É bem verdade que o maior aliado de um professor é outro professor. Mas, como vos disse na cartinha de ontem, o maior inimigo também poderá ser outro professor. A Ponte conheceu as agruras da maldade infligida por professores de escolas próximas, da corrupção moral de professores funcionarizados e pela ação de lideranças tóxicas.
O terceiro dos obstáculos e bem difícil de ultrapassar nos foi colocado por um sistema hierárquico, composto de castas, por uma administração educacional apoiada numa regulamentação da lei assente numa racionalidade técnico-instrumental e burocrática. Eis um caso exemplar:
No final de um ano letivo, com assiduidade plena e significativas aprendizagens realizadas, os alunos da escola de Monsanto “reprovaram por excesso de faltas”.
A que faltas se referia o ministério, se os alunos estiveram em situação de ensino doméstico?
Os pais dos alunos optaram pelo ensino doméstico, o agrupamento de escolas deu luz verde ao processo e as crianças foram acompanhadas por duas professoras. Porém, no primeiro dia de aulas do ano letivo seguinte, os pais foram informados de que o ministério não reconhecia a avaliação positiva aos alunos, atribuída pelas docentes.
O ministério considerou ilegal “o tipo de ensino” de Monsanto e... reprovou as onze crianças. Os pais contestaram:
“Isto "é uma guerra política, que não tem nada a ver conosco. Fizemos o pedido de transferência, no período legal, tendo recebido a respetiva anuência. É ridículo!”
À luz da ciência produzida, desde há um século, a expressão “reprovar por faltas” é uma obscenidade. Ao impor a presença das crianças dentro de salas de aula, onde o direito à educação é negado a muitos desses jovens, não se estará a incorrer no crime de abandono intelectual? Ao recusar o diálogo e ao ameaçar os pais dos alunos, não se estará a praticar assédio moral?

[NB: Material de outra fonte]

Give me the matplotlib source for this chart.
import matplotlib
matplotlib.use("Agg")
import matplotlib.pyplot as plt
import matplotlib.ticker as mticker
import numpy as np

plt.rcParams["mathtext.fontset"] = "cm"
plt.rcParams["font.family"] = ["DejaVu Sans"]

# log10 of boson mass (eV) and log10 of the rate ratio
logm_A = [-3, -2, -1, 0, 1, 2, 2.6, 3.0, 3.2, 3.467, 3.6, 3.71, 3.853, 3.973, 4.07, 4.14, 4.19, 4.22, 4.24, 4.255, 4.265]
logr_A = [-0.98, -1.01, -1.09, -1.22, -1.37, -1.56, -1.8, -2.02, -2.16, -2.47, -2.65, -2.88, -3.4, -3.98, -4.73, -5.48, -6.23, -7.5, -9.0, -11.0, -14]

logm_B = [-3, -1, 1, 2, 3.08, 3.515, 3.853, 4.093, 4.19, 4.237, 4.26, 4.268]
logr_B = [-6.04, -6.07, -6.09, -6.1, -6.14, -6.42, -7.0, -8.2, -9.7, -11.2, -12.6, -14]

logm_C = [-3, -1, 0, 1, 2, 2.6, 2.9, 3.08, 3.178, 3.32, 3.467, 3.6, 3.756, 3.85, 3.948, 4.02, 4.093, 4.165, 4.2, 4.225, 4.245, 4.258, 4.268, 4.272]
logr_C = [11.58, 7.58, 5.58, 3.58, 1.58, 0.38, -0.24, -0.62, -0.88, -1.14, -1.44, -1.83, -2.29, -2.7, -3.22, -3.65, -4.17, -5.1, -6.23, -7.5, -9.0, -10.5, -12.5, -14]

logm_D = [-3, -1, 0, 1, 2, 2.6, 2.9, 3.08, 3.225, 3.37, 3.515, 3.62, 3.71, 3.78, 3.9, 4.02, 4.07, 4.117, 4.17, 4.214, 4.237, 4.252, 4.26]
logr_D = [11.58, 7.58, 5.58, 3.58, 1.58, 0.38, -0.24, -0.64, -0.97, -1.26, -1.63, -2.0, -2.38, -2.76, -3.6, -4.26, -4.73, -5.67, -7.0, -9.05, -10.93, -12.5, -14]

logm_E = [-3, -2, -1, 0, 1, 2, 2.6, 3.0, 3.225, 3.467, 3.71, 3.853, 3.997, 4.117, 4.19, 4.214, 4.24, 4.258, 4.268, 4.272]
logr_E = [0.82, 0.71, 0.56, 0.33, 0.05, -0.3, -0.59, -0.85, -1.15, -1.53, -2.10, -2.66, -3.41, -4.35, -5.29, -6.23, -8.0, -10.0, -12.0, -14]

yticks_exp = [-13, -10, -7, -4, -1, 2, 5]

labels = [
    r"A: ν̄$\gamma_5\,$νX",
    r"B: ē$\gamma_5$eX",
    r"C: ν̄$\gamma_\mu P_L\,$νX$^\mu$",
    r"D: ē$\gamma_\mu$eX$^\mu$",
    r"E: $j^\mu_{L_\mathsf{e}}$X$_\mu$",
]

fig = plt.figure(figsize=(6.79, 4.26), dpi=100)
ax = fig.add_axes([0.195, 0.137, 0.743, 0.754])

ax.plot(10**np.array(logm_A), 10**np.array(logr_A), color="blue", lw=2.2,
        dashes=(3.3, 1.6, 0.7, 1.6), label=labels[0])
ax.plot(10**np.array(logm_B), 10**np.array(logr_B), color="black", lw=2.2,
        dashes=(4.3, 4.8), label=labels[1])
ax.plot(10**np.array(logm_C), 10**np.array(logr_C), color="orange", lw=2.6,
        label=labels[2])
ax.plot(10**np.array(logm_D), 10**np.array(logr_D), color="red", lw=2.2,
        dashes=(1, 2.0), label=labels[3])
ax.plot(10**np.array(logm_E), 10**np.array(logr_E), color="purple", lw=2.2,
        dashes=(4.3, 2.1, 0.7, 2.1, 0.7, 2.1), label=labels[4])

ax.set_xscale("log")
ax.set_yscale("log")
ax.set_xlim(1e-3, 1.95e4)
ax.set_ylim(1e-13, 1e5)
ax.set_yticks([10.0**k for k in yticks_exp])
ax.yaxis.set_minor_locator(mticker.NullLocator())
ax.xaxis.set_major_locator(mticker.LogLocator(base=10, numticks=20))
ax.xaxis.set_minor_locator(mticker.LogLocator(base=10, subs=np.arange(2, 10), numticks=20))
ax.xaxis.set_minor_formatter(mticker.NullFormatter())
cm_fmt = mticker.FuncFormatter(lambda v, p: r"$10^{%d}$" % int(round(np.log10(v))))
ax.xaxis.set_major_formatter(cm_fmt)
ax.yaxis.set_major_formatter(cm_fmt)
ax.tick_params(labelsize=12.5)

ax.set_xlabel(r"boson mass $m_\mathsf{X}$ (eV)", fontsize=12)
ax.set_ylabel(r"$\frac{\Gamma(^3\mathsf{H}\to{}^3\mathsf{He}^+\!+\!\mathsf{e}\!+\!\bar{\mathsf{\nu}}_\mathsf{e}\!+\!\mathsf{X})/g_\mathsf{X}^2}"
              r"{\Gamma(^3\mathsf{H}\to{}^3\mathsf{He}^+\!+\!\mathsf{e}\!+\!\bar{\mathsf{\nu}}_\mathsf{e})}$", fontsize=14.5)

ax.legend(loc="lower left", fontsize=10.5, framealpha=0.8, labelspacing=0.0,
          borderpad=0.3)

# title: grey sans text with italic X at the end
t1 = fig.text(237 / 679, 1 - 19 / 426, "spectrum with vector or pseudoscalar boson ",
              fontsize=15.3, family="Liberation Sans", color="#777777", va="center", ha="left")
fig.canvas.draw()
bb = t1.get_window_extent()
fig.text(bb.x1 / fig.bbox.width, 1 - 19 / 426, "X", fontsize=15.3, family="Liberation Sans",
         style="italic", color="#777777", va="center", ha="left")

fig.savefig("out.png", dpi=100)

O projeto tinha sustentabilidade legal e científica. Mas, os advogados e consultores ao serviço do Ministério não tinham dúvidas quanto à ‘clareza da lei”. Ignorante das coisas da pedagogia, “o sapateiro subia acima do chinelo”, gozando de impunidade.
Se os legisladores esgrimiam com artigos e decretos, teriam lido o artigo 48º da Lei de Bases? Se o leram não o entenderam. Para os burocratas as ciências da educação talvez fossem ciências ocultas. Mas, o que fizeram os cientistas da educação? Nada! Não reagiram perante a prepotência ministerial. E o seu silêncio era obsceno, insuportável.
A Constituição e a Lei de Bases nos dizem que a Educação é um direito subjetivo, um direito de todos. Mas, ano após ano, o Sistema condena milhares de alunos à ignorância, ao “abandono intelectual”. O modelo educacional obsoleto e carente de fundamentação científica, que a administração educacional impõe às escolas, é mais um obstáculo ao cumprimento da lei – um obstáculo ao direito à Educação.
Os pais dos alunos pediram nova transferência dos seus filhos para o ensino doméstico, pedido que (garantem!) foi aceite. E, enquanto o caso não se resolvia, uma escola recém-inaugurada e que custou cem mil euros, esteve fechada. As crianças foram transportadas para a sede do município, que dista trinta quilómetros de Monsanto. Duas viagens diárias impostas por gestores que “acham” que as crianças devem estar fechadas no interior de um edifício a que chamam escola, numa sala de aula com x metros quadrados de área, durante x número de horas em x dias ditos letivos... e deverão padecer incômodas horas em viagens de autocarro.
Desfecho do lamentável episódio: a ignorância é atrevida e triunfou.